Affection is like bread, unnoticed till we starve, and then we dream of it, and sing of it, and paint it, when every urchin in the street has more than he can eat.

Emily Dickinson, Martha Dickinson Bianchi (1971). “The Life and Letters of Emily Dickinson”, p.288, Biblo & Tannen Publishers

Charlotte, having seen his body Borne before her on a shutter, Like a well-conducted person, Went on cutting bread and butter.

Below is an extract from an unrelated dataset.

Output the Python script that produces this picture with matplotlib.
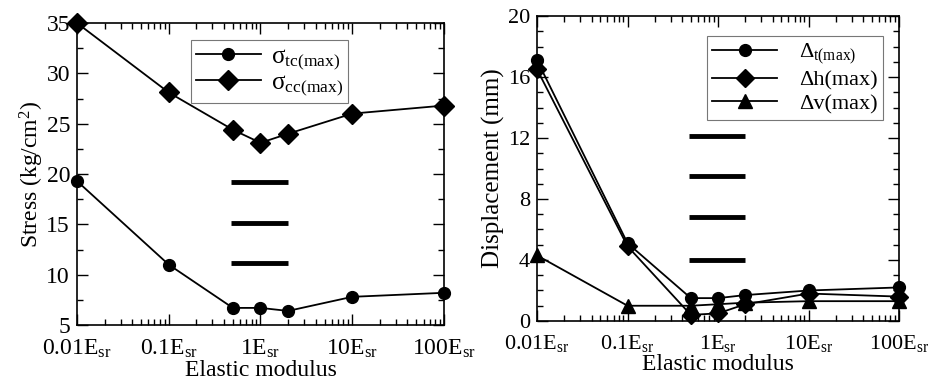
import numpy as np
import matplotlib
matplotlib.use('Agg')
import matplotlib.pyplot as plt
from matplotlib.ticker import FixedLocator, LogLocator, MultipleLocator, NullFormatter

plt.rcParams['font.family'] = ['Liberation Serif', 'DejaVu Serif']
plt.rcParams['mathtext.fontset'] = 'custom'
plt.rcParams['mathtext.rm'] = 'Liberation Serif'
plt.rcParams['mathtext.it'] = 'Liberation Serif:italic'
plt.rcParams['mathtext.sf'] = 'Liberation Serif'

# datos
modulus = [0.01, 0.1, 0.5, 1.0, 2.0, 10.0, 100.0]
xtick_vals = [0.01, 0.1, 1, 10, 100]
xtick_labels = [r'0.01E$_{\rm sr}$', r'0.1E$_{\rm sr}$', r'1E$_{\rm sr}$',
                r'10E$_{\rm sr}$', r'100E$_{\rm sr}$']

sigma_tc = [19.3, 11.0, 6.7, 6.7, 6.4, 7.8, 8.2]
sigma_cc = [35.0, 28.1, 24.4, 23.1, 24.0, 26.0, 26.8]

delta_t = [17.1, 5.1, 1.5, 1.5, 1.7, 2.0, 2.2]
delta_h = [16.5, 4.9, 0.4, 0.5, 1.1, 1.8, 1.6]
delta_v = [4.3, 1.0, 1.0, 1.1, 1.2, 1.3, 1.3]

# barras negras en el centro de cada panel
bars_left_y = [19.2, 15.1, 11.2]
bars_right_y = [12.1, 9.5, 6.8, 4.0]
bars_x = [0.48, 2.0]

fig = plt.figure(figsize=(9.49, 3.83), dpi=100)
ax1 = fig.add_axes([0.0811, 0.1514, 0.3867, 0.7885])
ax2 = fig.add_axes([0.5659, 0.1619, 0.3815, 0.7963])


def style_axis(ax, ymin, ymax, ymajor, yminor, fs):
    ax.set_xscale('log')
    ax.set_xlim(0.01, 100)
    ax.set_ylim(ymin, ymax)
    ax.xaxis.set_major_locator(FixedLocator(xtick_vals))
    ax.set_xticklabels(xtick_labels)
    ax.xaxis.set_minor_locator(LogLocator(base=10, subs=np.arange(2, 10)))
    ax.xaxis.set_minor_formatter(NullFormatter())
    ax.yaxis.set_major_locator(MultipleLocator(ymajor))
    ax.yaxis.set_minor_locator(MultipleLocator(yminor))
    ax.tick_params(which='both', direction='in', top=True, right=True,
                   labelsize=fs, width=1.0)
    ax.tick_params(which='major', length=8)
    ax.tick_params(which='minor', length=4)
    ax.tick_params(axis='x', which='major', pad=9)
    ax.tick_params(axis='y', which='major', pad=5)
    for s in ax.spines.values():
        s.set_linewidth(1.2)
    ax.set_xlabel('Elastic modulus', fontsize=17, labelpad=0)


# panel izquierdo: esfuerzos
ax1.plot(modulus, sigma_tc, '-o', color='black', lw=1.3, ms=8.5,
         label=r'σ$_{\rm tc(max)}$', clip_on=False)
ax1.plot(modulus, sigma_cc, '-D', color='black', lw=1.3, ms=10,
         label=r'σ$_{\rm cc(max)}$', clip_on=False)
for y in bars_left_y:
    ax1.hlines(y, bars_x[0], bars_x[1], color='black', lw=3.5)
style_axis(ax1, 5, 35, 5, 2.5, 17)
ax1.set_ylabel(r'Stress (kg/cm$^2$)', fontsize=17, labelpad=0)
leg1 = ax1.legend(loc='upper left', bbox_to_anchor=(0.31, 0.944), fontsize=18,
                  handlelength=2.6, frameon=True, fancybox=False, borderaxespad=0,
                  borderpad=0.2, labelspacing=0.0, handletextpad=0.4)
leg1.get_frame().set_edgecolor('#555555')
leg1.get_frame().set_linewidth(0.8)

# panel derecho: desplazamientos
ax2.plot(modulus, delta_t, '-o', color='black', lw=1.3, ms=8.5,
         label=r'Δ$_{\rm t(max)}$', clip_on=False)
ax2.plot(modulus, delta_h, '-D', color='black', lw=1.3, ms=9,
         label='Δh(max)', clip_on=False)
ax2.plot(modulus, delta_v, '-^', color='black', lw=1.3, ms=10,
         label='Δv(max)', clip_on=False)
for y in bars_right_y:
    ax2.hlines(y, bars_x[0], bars_x[1], color='black', lw=3.5)
style_axis(ax2, 0, 20, 4, 1, 16)
ax2.set_ylabel('Displacement (mm)', fontsize=18, labelpad=2)
leg2 = ax2.legend(loc='upper right', bbox_to_anchor=(0.956, 0.934), fontsize=16,
                  handlelength=2.9, frameon=True, fancybox=False, borderaxespad=0,
                  borderpad=0.25, labelspacing=0.15, handletextpad=1.0)
leg2.get_frame().set_edgecolor('#555555')
leg2.get_frame().set_linewidth(0.8)

fig.savefig('out.png', dpi=100)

William Makepeace Thackeray (1855). “Miscellanies: Ballads. The book of snobs. The tremendous adventures of Major Gahagan. The fatal boots. Cox's diary”, p.64

Without bread all is misery.

William Cobbett (1824). “Cottage Economy: Containing Information Relative to the Brewing of Beer, Making of Bread, Keeping of Cows, Pigs, Bees, Ewes, Goats, Poultry and Rabbits, and Relative to Other Matters Deemed Useful in the Conducting of the Affairs of a Labourer's Family: To which are Added, Instructions Relative to the Selecting, the Cutting and the Bleaching of the Plants of English Grass and Grain, for the Purpose of Making Hats and Bonnets”, p.43

...Man lives by affirmation even more than he does by bread.

Victor Hugo, Charles Edwin Wilbour (1862). “Cosette”, p.133

The heat of the bread burned into my skin, but I clutched it tighter, clinging to life.

Suzanne Collins (2009). “The Hunger Games”, p.31, Scholastic Inc.